While the story of Star, the titular two-spirit drag queen protagonist, involves a navigating through the lingering effects of their own challenging past, Payette says the show is fundamentally a celebration, a “warm hug.” Starwalker allows audiences to see what the queer Indigenous community in Vancouver looks like today.

“It’s really exciting to get to write something contemporary that’s fun [and] lighthearted. There’s some serious themes in it, but ultimately it’s about love and joy – and finding family and home,” he says.

For Payette, gaining access to Star’s internal monologue, through music revelations makes things all the more rewarding when we can see them persevere.

“Even if they say a line where they’re speaking in a scene: there’s a moment that’s musicalized afterwards that helps you to understand why a character said that. What they’re feeling deep down that maybe they can’t share with everyone yet,” he says. “The great thing about the musical form is that when you can no longer speak, you sing.”

Starwalker, is a new musical written and directed by Corey Payette is an Urban Ink and Raven theatre co-production in association with the Musical Stage Co. actor Dillan Chiblow and art director Andrea Tetrault | Phot courtesy of Corey Payette

A love letter to East Van

Starwalker was deeply inspired by Payette’s experience of living in East Van. For example, he says the kind of cultural and creative blend in his neighbourhood is like nothing he’s ever seen. In this way, the blend of pop and rock, with Indigenous drumming, music that Starwalker often employs reflects the unique sound of Payette’s community.

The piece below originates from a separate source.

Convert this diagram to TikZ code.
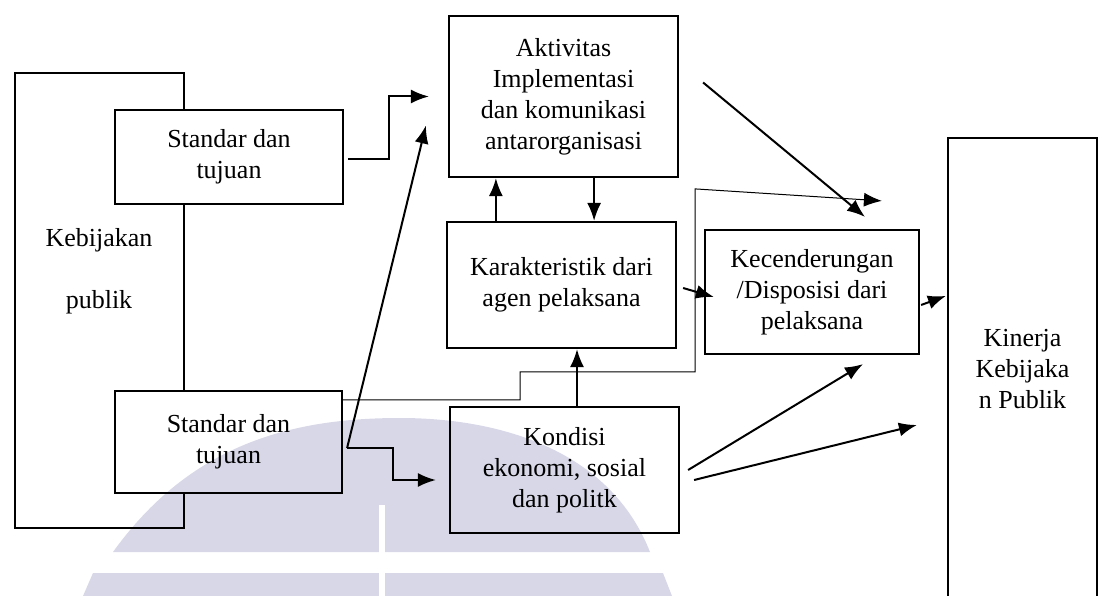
\documentclass[tikz,border=0pt]{standalone}
\usepackage{fontspec}
\setmainfont{Liberation Serif}
\usetikzlibrary{arrows.meta,calc}
\definecolor{wm}{RGB}{215,215,232}
\begin{document}
\begin{tikzpicture}[x=1pt,y=-1pt,
  txt/.style={align=center,inner sep=0pt,font=\fontsize{26}{31}\selectfont},
  box/.style={txt,draw,line width=2.2pt,rectangle},
  boxline/.style={line width=2.2pt},
  arr/.style={line width=2pt,-{Latex[length=18pt,width=14pt]}},
  thinarr/.style={line width=1pt,-{Latex[length=18pt,width=14pt]}}]
\useasboundingbox (0,0) rectangle (1102,596);
% watermark
\fill[wm] (113,552) .. controls (190,445) and (290,418) .. (400,418)
  .. controls (500,418) and (610,450) .. (650,552) -- cycle;
\fill[wm] (93,573) -- (663,573) -- (672,596) -- (83,596) -- cycle;
\fill[white] (379,505) rectangle (385,596);
% nodes
\node[box,draw=none,minimum width=167pt,minimum height=453pt] (kp) at (99.5,300.5) {};
\node[txt] (kpt) at (99,271) {Kebijakan\\[31pt]publik};
\node[box,minimum width=228pt,minimum height=94pt] (s1) at (229,157) {Standar dan\\tujuan};
\node[box,minimum width=227pt,minimum height=102pt] (s2) at (228.5,442) {Standar dan\\tujuan};
\node[box,minimum width=229pt,minimum height=161pt] (akt) at (563.5,96.5) {Aktivitas\\Implementasi\\dan komunikasi\\antarorganisasi};
\node[box,minimum width=229pt,minimum height=126pt] (kar) at (561.5,285) {Karakteristik dari\\agen pelaksana};
\node[box,minimum width=229pt,minimum height=126pt] (kon) at (564.5,470) {Kondisi\\ekonomi, sosial\\dan politk};
\node[box,minimum width=214pt,minimum height=124pt] (kec) at (812,292) {Kecenderungan\\/Disposisi dari\\pelaksana};
\node[box,minimum width=149pt,minimum height=462pt] (kin) at (1022.5,369) {Kinerja\\Kebijaka\\n Publik};
% Kebijakan outline (behind the two Standar boxes)
\draw[boxline] (kp.north east |- s1.north) -- (kp.north east) -- (kp.north west)
  -- (kp.south west) -- (kp.south east) -- (kp.south east |- s2.south);
\draw[boxline] (kp.east |- s1.south) -- (kp.east |- s2.north);
% connectors
\draw[arr] ($(s1.east)+(4,2)$) -- ++(41,0) |- ($(akt.west)+(-19,0)$);
\draw[arr] ($(s2.east)+(4,6)$) -- ($(akt.west)+(-22,29)$);
\draw[arr] ($(s2.east)+(4,6)$) -- ++(46,0) |- ($(kon.west)+(-13,10)$);
\draw[thinarr] ($(s2.north east)+(0,10)$) -- ++(177,0) -- ++(0,-28) -- ++(175,0)
  -- ++(0,-183) -- ($(kin.north west)+(-65,64)$);
\draw[arr] ($(kon.north)+(12.5,0)$) coordinate (k1) -- (k1 |- kar.south);
\draw[arr] ($(kar.north west)+(50,0)$) coordinate (k2) -- (k2 |- akt.south);
\draw[arr] ($(akt.south east)+(-85,0)$) coordinate (k3) -- (k3 |- kar.north);
\draw[arr] ($(akt.east)+(24,-14)$) -- ($(kec.north)+(53,-12)$);
\draw[arr] ($(kar.east)+(6,3)$) -- ($(kec.west)+(10,5)$);
\draw[arr] ($(kec.east)+(1,13)$) -- ($(kin.north west)+(-1,159)$);
\draw[arr] ($(kon.east)+(8,0)$) -- ($(kec.south)+(51,9)$);
\draw[arr] ($(kon.east)+(14,10)$) -- ($(kin.west)+(-30,56)$);
\end{tikzpicture}
\end{document}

“It’s like, where else would you have been able to hear something like that? But I do think that sort of thing exists in East Van,” he says. “It’s such a hugely populated area with Indigenous people. And you go to events and slam poetry, and you do hear drumming music played after a DJ set. So that actually is the richness of this community.”

But beyond the music itself, it’s the sense of community, connection and belonging that Payette has found which has inspired this love letter to East Van. The artist points to events hosted by organisations like Van Vogue Jam, a community partner of the show, that hosts diverse queer Ballroom dance spaces, as inspiration for Starwalker’s spaces where anyone can feel welcome.

“I wouldn’t say it’s directly lifted, for sure. But I can’t help but be influenced by this community because I live here,” says Payette. “It is such a welcoming and truly diverse place. And I think that, even though this is not based on that sort of event, it just sheds light on what exists here. And how this sort of thing is not new, and it’s been happening for a long time.”

In all, Payette hopes to be able to share that joy and community with audiences through the story of Starwalker. It’s something he and many others have been able to experience, and something he thinks everyone should find beneficial.

“I think people need a lot of joy right now,” says Payette. “That’s what I hope people will come away with: is really having a chance to experience new perspectives. And to celebrate this community, and this place that is so special, but then just have a really good time at it as well.”